The pandemic made the ability to buy and sell in a way that was easy, fast, secure and without requiring physical contact. While the acceleration of digital, mobile, and contactless payments happened in part as a response to this need, it will be a permanent shift. The 2021 Global Payments Report by Worldpay from FIS revealed that digital wallets accounted for nearly 30 percent of e-commerce spend in North America last year, and spending is predicted to exceed 40 percent by 2024. In North America, mobile wallet use at the point of sale surged 60 percent last year compared to 2019 levels, and we anticipate that this growth will continue. This trend has also affected individuals regardless of generation. In fact, Gen Zers and Young Millennials use mobile payment wallets more now than they did ten months ago, while the percentage of Baby Boomers using mobile payments rose by four times from April 2020 to February 2021.
While contactless payments were slower to catch on in America compared to other parts of the world, the pandemic has also made them part of mainstream payments behavior. According to FIS research of 1,000 Americans conducted in February 2021, the percentage of young millennials who used contactless payments tripled in the last ten months, while the percentage of boomers making contactless payments doubled. When payment providers have access to an interchangeable menu of hosted services and support that span tokenization to back office support, collections or processing, payments stop being so demanding.
Futureproofing isn’t a concern when constant innovation is a key aspect of your organization’s strategy. Credit unions that possess flexible technology solutions that allow them to plug and play, add or change services anytime, and pay only for what they need sets them far above the competition. This is because these solutions are adaptable, and as we all learned in 2020, the ability to adapt has significant impact on any business, regardless of industry. For a smaller credit union, outsourcing functions like collections or customer support can minimize its burdens. For a tech giant who wants to get into cards, outsourced card processing and tokenization as a service can be the difference between success or failure.
Such a simple concept. A shared, hosted platform that benefits everyone on it, and lets everyone on it change with ease. Clients choose which outsourcing options support their debit and credit needs so they can focus on driving revenue and acquiring and serving clients.
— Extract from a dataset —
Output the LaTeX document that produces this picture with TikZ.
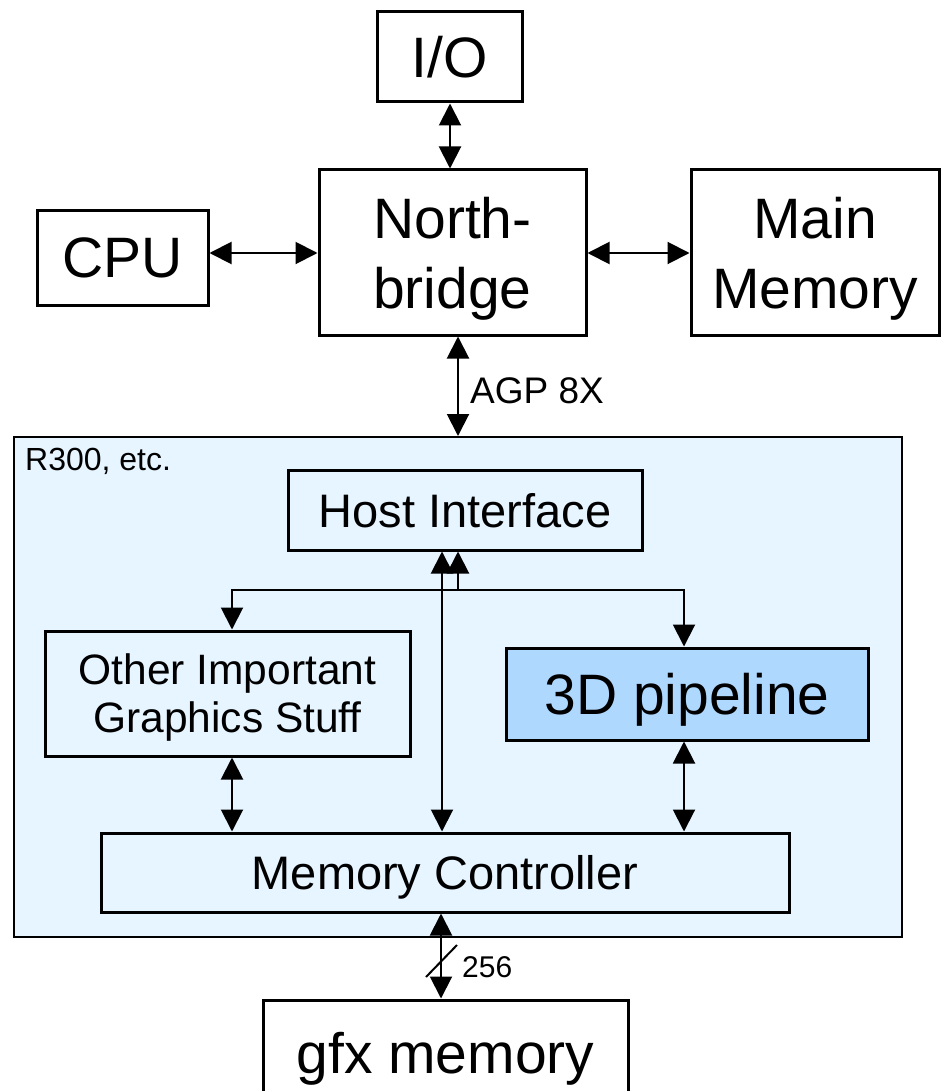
\documentclass[tikz,border=0pt]{standalone}
\usepackage{fontspec}
\setmainfont{Liberation Sans}
\usetikzlibrary{arrows.meta}
\definecolor{chipfill}{RGB}{230,245,255}
\definecolor{pipefill}{RGB}{175,216,255}

\begin{document}
\begin{tikzpicture}[x=1pt,y=-1pt,
  box/.style={draw, line width=3pt, rectangle, inner sep=0pt, align=center, fill=white, text depth=0pt},
  bigtext/.style={font=\fontsize{57}{70}\selectfont},
  midtext/.style={font=\fontsize{47}{55}\selectfont},
  smalltext/.style={font=\fontsize{42.5}{48}\selectfont},
  tip/.tip={Triangle[length=22pt,width=22pt]},
  link/.style={line width=2pt, tip-tip},
  feed/.style={line width=2pt, -tip},
  label/.style={inner sep=0pt, anchor=base west}
]
\useasboundingbox (0,0) rectangle (941,1091);

% graphics chip outline
\node[draw, line width=2pt, fill=chipfill, minimum width=888pt, minimum height=500pt, inner sep=0pt] (chip) at (458,687) {};
\node[label, font=\fontsize{32}{38}\selectfont] (chipname) at (25,470) {R300, etc.};

% system blocks
\node[box, bigtext, minimum width=145pt, minimum height=90pt] (io) at (449.5,57) {I/O};
\node[box, bigtext, minimum width=267pt, minimum height=165pt] (nb) at (452.5,252.5) {North-\\bridge};
\node[box, bigtext, minimum width=171pt, minimum height=94pt] (cpu) at (122.5,258) {CPU};
\node[box, bigtext, minimum width=248pt, minimum height=165pt] (mm) at (815,252.5) {Main\\Memory};

% blocks inside the chip
\node[box, midtext, fill=chipfill, minimum width=354pt, minimum height=80pt] (hi) at (465,510) {Host Interface};
\node[box, smalltext, fill=chipfill, minimum width=365pt, minimum height=125pt] (other) at (227.5,693.5) {Other Important\\Graphics Stuff};
\node[box, bigtext, fill=pipefill, minimum width=362pt, minimum height=92pt] (pipe) at (687,694) {3D pipeline};
\node[box, midtext, fill=chipfill, minimum width=688pt, minimum height=79pt] (mc) at (445,872.5) {Memory Controller};

% local graphics memory
\node[box, bigtext, minimum width=365pt, minimum height=106pt] (gfx) at (445.5,1053) {gfx memory};

% system buses
\draw[link] (450,0 |- io.south) -- (450,0 |- nb.north);
\draw[link] (cpu.east |- 0,253) -- (nb.west |- 0,253);
\draw[link] (nb.east |- 0,253) -- (mm.west |- 0,253);
\draw[link] (458,0 |- nb.south) -- (458,0 |- chip.north);
\node[label, font=\fontsize{37}{44}\selectfont] (agp) at (470,403) {AGP 8X};

% internal buses
\coordinate (busL) at (232,590);
\coordinate (busR) at (684,590);
\coordinate (busJ) at (458,590);
\draw[link] (232,0 |- other.north) -- (busL) -- (busR) -- (684,0 |- pipe.north);
\draw[feed] (busJ) -- (458,0 |- hi.south);
\draw[link] (442,0 |- hi.south) -- (442,0 |- mc.north);
\draw[link] (232,0 |- other.south) -- (232,0 |- mc.north);
\draw[link] (684,0 |- pipe.south) -- (684,0 |- mc.north);

% memory bus, 256 bits wide
\draw[link] (441,0 |- mc.south) -- (441,0 |- gfx.north);
\draw[line width=2pt] (426,977) -- (457,945);
\node[label, font=\fontsize{30}{36}\selectfont] (width) at (462,977) {256};
\end{tikzpicture}
\end{document}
When or if those needs change, they can remove or add services just as easily. It’s not another “as a service” offering. It’s the freedom to change for the better.
Achieving your credit union’s omni-channel goals
Credit unions who have switched to these types of solutions have experienced several exciting upgrades. Most notably, speed to market with new products and solutions and a lower total cost of ownership. By actively consolidating platforms, credit unions are beginning to benefit from the “develop it once, fix it once” mindset. In addition, partnering with the right technology partner means being able to quickly pivot to get products developed and in market quicker, and that means less cost.
Bringing together the total cardholder view into one best-in-class user interface has also provided credit unions with the ability to service their cardholders’ needs quicker and more efficiently, and to have a more in-depth view of their buying behaviors and to stay on top of fraudulent activity. Credit unions that adopt these technologies can truly set their brand apart and establish themselves as a credit union that enables their member through the most advanced technology available.